Music labels reeling at HMV woes

Shoppers in HMV in central London, 15 January 2013
Image caption Will HMV's big sale be its last hurrah?

The downfall of retail chain HMV has left many music lovers reeling - and none more so than the enthusiasts who run the UK's independent record labels.

With HMV's 239 stores in administration and a 25%-off sale in full swing, many small companies whose CDs are in the retailer's racks are anxiously waiting to see whether they will lose money as a result of the collapse.

Among those firms is World Music Network, which produces the popular Rough Guide series of world music compilations.

HMV is its most important customer and accounts for 50% of its sales, says Neil Record, who runs the label's sales and distribution department.

"Our sales through HMV have been very positive over the past year or so," he told BBC News, admitting that the chain's demise "came as a bit of a shock".

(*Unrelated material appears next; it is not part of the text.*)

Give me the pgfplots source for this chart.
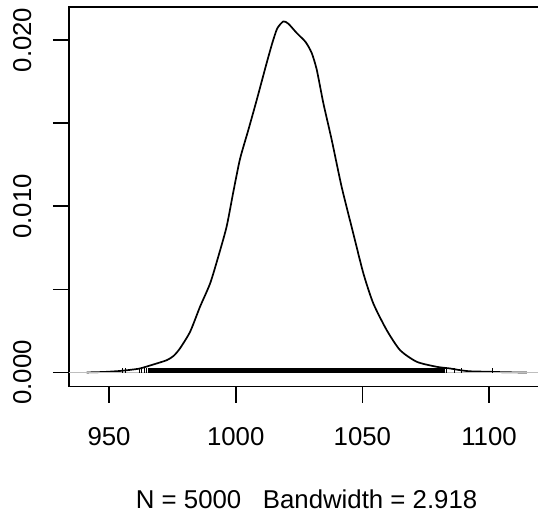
\documentclass[border=0pt]{standalone}
\usepackage{pgfplots}
\pgfplotsset{compat=1.18}
\usepackage{fontspec}
\setmainfont{Liberation Sans}

% density estimate (x, density)
\pgfplotstableread{
x       y
941.1   0.00000
948.0   0.00003
954.3   0.00009
958.5   0.00016
962.2   0.00024
967.5   0.00048
972.8   0.00074
975.5   0.00100
978.0   0.00145
982.0   0.00245
985.9   0.00395
989.9   0.00536
993.1   0.00696
996.4   0.00877
999.1   0.01090
1001.7  0.01285
1005.0  0.01460
1008.3  0.01640
1012.2  0.01861
1014.5  0.01985
1016.4  0.02070
1018.8  0.02112
1020.8  0.02098
1024.1  0.02042
1027.6  0.01988
1030.0  0.01922
1032.0  0.01821
1034.6  0.01620
1037.9  0.01399
1041.8  0.01118
1046.4  0.00837
1050.4  0.00596
1054.3  0.00416
1059.6  0.00255
1064.9  0.00134
1071.5  0.00064
1079.4  0.00034
1084.6  0.00024
1088.5  0.00014
1092.5  0.00007
1100.4  0.00004
1107.0  0.00001
1114.9  0.00000
}\densitydata

% isolated rug ticks in the tails
\pgfplotstableread{
x       y
955.4   0.00009
956.3   0.00009
961.9   0.00009
962.9   0.00009
963.8   0.00009
964.6   0.00009
1083.4  0.00009
1086.3  0.00009
1089.2  0.00009
1101.3  0.00009
}\rugtails

\begin{document}
\begin{tikzpicture}
\fontsize{12.9}{15.5}\selectfont
\begin{axis}[
    at={(34.4pt,62.25pt)}, anchor=south west,
    scale only axis,
    width=237.85pt, height=189.6pt,
    xmin=934.1, xmax=1121.9,
    ymin=-0.000845, ymax=0.02197,
    axis line style={line width=0.85pt},
    tick align=outside,
    major tick length=8pt,
    tick style={black, line width=0.85pt},
    xtick={950,1000,1050,1100},
    xticklabels={950,1000,1050,1100},
    ytick={0,0.005,0.01,0.015,0.02},
    yticklabels={0.000,{},0.010,{},0.020},
    scaled y ticks=false,
    xtick pos=bottom, ytick pos=left,
    xticklabel style={anchor=north, inner sep=0pt, yshift=-12.1pt},
    yticklabel style={anchor=south, inner sep=0pt, xshift=-10.5pt, rotate=90},
    xlabel={N = 5000\hspace{0.834em}Bandwidth = 2.918},
    xlabel style={at={(axis description cs:0.5,0)}, anchor=north,
                  inner sep=0pt, yshift=-51.25pt},
    /pgf/number format/assume math mode=true,
]
\addplot[black, line width=0.85pt, smooth, tension=0.4] table[x=x, y=y] {\densitydata};
\addplot[color={rgb,255:red,190;green,190;blue,190}, line width=0.5pt]
    coordinates {(934.1,0) (1121.9,0)};
\addplot[black, fill=black, draw=none]
    coordinates {(965.2,-0.00006) (1082.6,-0.00006) (1082.6,0.000241) (965.2,0.000241)} -- cycle;
\addplot[black, only marks, mark=|, mark size=1.25pt, mark options={line width=0.5pt}]
    table[x=x, y=y] {\rugtails};
\end{axis}
\pgfresetboundingbox
\path[use as bounding box] (0,0) rectangle (269pt,255.5pt);
\end{tikzpicture}
\end{document}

"We're a little bit in the dark as to whether we're going to get our stock back," he said, adding that a few thousand CDs were at stake.

Generous terms

World Music Network, like most independent labels, does not handle its own distribution. Its CDs are actually delivered to music outlets by Proper Music Distribution, which offers music from up to 600 different small labels from around the world.

Both Proper and Pias, which between them are responsible for getting most non-major label releases into the shops, are understandably reluctant to comment on the potential impact of HMV's plight on their businesses.

Image caption HMV's outlook is stormy

But music industry sources have confirmed to the BBC that in an effort to save the retailer from going under, suppliers both big and small have been providing it with stock on far more generous terms than were being extended to its independent counterparts.

Whereas most record shops have to pay suppliers within 30 days of being invoiced, HMV has been granted a 60-day period. The goods have also been supplied on a sale-or-return basis, meaning that HMV does not pay for items unless its customers shell out for them.

"That cut them a lot of slack," said one source. "In many ways, it was a lifeline for them."

Suppliers have also put up with HMV's lack of central distribution, which means that distributors have to cart the CDs directly to individual shops.

December is the busiest month of the year for CD and DVD sales. HMV could normally expect to receive invoices for those sales this month.

With the 60-day grace period kicking in from the end of the month in which the invoice is received, HMV would not have had to pay the bill until springtime.

But now that HMV is in administration, things become more complicated. If HMV closes down completely, World Music Network and its fellow small labels, queuing up for repayment with the rest of the chain's creditors, might never get paid at all.

Rent crisis

But while independent record companies face losses from HMV's woes, at least one major label is potentially on the hook for a great deal more.

HMV used to be part of the EMI record company until 1998, when it was spun off as a separate concern. At the time, EMI agreed to guarantee rental agreements on some of HMV's stores.

When Universal acquired EMI last year, it took on those liabilities. So if those stores are shut down and not relet, Universal could face a rent bill running into tens of millions of pounds.

But back at World Music Network, Neil Record is concerned about how to reach his customers if HMV disappears from the nation's High Streets.

"We knew CDs were under attack from digital sales," he says. "It was inevitable, but we didn't expect it this soon."

Given how big a share of his company's product has been passing through HMV's doors, it's clear that he will have his work cut out to find new markets if HMV fails to survive.